» **Extracted material**:
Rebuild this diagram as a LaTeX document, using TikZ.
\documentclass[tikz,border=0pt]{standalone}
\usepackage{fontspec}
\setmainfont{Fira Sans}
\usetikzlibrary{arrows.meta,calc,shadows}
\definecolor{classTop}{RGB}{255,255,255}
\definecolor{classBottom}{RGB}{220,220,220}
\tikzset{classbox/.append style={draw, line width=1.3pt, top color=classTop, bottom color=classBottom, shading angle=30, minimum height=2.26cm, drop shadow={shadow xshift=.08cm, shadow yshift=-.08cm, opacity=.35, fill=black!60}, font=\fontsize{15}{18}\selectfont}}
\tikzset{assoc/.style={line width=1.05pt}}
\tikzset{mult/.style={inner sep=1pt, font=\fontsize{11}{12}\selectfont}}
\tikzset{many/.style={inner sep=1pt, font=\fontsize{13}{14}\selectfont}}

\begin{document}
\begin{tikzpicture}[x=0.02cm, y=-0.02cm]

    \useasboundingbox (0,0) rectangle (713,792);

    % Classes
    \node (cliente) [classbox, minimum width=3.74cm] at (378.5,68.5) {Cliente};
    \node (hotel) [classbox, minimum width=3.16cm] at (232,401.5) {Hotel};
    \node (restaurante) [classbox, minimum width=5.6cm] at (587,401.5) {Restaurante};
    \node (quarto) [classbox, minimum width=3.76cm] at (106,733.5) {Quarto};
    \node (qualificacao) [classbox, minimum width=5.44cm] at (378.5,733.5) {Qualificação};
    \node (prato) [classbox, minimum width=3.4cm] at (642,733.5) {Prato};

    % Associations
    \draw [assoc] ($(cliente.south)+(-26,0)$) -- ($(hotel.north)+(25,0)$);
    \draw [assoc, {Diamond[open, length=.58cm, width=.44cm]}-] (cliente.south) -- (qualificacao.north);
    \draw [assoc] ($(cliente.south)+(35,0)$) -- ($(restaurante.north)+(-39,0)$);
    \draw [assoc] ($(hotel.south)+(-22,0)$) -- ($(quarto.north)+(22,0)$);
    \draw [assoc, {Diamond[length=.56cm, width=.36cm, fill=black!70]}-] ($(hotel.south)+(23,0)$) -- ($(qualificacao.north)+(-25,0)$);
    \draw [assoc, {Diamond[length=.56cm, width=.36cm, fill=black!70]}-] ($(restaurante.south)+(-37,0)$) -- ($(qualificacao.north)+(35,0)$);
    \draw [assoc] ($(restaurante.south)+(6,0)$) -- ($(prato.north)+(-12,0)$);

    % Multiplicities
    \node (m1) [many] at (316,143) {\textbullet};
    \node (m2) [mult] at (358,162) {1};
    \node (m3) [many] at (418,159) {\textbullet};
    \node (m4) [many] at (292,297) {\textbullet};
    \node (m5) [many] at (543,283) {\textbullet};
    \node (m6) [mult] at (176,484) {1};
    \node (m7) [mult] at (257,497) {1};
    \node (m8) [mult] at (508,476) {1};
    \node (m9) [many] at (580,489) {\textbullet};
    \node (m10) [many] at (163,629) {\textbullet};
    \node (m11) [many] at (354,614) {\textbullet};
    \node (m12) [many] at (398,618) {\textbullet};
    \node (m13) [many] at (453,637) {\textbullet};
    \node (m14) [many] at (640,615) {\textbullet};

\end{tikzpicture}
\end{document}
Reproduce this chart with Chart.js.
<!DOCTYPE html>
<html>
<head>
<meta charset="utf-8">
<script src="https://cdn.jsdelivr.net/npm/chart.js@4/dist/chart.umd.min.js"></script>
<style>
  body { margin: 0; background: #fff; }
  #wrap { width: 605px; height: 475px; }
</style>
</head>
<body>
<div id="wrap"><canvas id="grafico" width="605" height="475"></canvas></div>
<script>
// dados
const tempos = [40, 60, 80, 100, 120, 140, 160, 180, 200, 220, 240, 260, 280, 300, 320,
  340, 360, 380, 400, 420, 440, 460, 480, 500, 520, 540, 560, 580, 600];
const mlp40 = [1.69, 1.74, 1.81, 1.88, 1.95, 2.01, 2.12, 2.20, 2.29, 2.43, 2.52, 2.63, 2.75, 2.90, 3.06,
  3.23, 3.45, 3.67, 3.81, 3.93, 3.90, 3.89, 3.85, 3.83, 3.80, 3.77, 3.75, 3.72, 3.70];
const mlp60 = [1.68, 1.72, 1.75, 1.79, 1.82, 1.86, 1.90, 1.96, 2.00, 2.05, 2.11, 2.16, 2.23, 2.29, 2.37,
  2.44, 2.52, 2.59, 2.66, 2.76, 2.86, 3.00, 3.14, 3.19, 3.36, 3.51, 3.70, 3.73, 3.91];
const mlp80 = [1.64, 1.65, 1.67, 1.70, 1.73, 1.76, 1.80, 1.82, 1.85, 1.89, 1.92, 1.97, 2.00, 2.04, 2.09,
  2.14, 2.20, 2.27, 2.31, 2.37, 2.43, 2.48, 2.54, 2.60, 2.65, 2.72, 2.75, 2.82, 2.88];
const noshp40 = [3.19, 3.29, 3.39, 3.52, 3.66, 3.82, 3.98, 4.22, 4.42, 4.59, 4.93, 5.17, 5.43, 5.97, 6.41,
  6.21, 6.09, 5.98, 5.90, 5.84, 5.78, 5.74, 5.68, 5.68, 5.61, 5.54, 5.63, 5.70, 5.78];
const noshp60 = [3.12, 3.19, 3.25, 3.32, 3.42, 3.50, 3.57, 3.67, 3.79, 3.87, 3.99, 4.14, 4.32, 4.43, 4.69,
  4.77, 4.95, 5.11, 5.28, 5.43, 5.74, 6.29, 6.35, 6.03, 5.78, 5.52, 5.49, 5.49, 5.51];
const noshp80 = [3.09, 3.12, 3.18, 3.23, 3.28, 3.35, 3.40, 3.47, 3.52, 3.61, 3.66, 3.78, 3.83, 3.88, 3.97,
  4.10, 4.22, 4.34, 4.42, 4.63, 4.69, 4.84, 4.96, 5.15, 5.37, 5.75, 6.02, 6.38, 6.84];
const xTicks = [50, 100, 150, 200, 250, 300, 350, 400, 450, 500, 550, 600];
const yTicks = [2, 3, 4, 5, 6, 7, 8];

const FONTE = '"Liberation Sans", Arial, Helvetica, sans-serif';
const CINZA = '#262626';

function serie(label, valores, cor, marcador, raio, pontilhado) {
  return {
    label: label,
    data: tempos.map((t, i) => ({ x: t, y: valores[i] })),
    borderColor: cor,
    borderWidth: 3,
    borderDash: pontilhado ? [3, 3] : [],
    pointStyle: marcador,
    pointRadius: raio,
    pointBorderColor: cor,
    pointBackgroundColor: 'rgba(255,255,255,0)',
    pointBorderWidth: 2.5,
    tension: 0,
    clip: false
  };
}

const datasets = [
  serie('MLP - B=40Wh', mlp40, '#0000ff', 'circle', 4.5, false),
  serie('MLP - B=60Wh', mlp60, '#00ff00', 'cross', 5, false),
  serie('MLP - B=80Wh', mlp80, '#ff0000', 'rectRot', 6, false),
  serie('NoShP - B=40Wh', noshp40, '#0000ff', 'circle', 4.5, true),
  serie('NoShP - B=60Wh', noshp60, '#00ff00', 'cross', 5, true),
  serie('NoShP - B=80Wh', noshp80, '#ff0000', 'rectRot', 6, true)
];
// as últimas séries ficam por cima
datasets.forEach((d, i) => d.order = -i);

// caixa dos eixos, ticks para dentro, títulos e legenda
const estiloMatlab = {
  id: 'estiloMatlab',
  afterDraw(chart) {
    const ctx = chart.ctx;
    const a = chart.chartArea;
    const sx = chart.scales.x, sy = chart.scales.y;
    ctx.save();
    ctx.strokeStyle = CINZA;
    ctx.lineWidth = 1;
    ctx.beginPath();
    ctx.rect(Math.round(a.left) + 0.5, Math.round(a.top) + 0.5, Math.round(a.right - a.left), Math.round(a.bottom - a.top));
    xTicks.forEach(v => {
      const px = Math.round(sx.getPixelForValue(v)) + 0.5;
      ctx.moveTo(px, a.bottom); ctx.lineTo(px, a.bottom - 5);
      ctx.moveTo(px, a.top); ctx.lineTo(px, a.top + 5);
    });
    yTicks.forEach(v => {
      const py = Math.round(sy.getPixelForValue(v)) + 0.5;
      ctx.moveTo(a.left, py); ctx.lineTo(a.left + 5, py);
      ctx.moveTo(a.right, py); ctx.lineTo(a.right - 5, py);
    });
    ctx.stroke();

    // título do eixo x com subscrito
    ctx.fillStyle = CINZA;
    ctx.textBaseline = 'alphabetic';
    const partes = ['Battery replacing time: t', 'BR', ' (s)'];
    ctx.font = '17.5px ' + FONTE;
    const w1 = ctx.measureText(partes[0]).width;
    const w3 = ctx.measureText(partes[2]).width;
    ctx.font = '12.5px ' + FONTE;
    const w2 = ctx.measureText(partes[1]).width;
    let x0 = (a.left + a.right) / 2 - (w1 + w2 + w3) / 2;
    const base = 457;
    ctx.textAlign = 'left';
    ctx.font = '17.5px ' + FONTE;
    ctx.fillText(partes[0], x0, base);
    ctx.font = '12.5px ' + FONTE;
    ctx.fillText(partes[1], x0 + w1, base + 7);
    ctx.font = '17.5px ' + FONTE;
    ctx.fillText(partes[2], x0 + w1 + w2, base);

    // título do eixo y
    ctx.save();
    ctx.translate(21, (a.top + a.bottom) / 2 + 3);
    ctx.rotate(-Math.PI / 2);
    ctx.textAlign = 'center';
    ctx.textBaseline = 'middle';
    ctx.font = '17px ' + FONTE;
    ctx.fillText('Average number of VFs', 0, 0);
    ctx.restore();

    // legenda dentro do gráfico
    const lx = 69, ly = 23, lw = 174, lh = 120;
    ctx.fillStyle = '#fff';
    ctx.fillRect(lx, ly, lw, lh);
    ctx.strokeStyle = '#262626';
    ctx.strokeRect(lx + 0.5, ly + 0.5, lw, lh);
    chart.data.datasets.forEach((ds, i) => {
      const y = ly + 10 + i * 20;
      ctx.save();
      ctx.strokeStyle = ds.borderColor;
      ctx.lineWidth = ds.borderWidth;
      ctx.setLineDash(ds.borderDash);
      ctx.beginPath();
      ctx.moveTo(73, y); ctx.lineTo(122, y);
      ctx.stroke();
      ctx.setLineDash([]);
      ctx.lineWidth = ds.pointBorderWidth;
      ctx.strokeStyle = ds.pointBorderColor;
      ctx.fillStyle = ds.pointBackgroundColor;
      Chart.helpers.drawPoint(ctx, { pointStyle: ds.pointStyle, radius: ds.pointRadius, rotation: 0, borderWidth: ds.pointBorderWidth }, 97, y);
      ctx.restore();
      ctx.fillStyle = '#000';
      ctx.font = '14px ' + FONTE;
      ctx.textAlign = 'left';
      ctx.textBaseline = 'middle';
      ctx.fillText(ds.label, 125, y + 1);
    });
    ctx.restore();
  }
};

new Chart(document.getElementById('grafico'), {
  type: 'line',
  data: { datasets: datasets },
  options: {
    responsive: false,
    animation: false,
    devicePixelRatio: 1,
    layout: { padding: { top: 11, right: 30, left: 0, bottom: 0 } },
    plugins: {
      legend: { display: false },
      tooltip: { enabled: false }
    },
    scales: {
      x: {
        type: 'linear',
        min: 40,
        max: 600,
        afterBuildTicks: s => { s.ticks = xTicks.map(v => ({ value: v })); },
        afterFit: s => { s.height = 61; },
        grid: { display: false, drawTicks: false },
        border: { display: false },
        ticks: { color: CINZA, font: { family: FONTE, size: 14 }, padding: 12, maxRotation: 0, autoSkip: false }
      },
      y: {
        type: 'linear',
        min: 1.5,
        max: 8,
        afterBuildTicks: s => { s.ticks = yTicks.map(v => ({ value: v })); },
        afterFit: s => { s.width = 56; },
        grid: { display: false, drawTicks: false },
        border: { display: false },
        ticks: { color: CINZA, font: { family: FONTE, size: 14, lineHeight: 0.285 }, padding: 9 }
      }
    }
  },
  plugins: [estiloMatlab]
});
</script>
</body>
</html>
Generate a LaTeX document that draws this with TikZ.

» **Exercise aim**: Tally the lines holding the string "with" and give only the count.

» **Task solution**: 2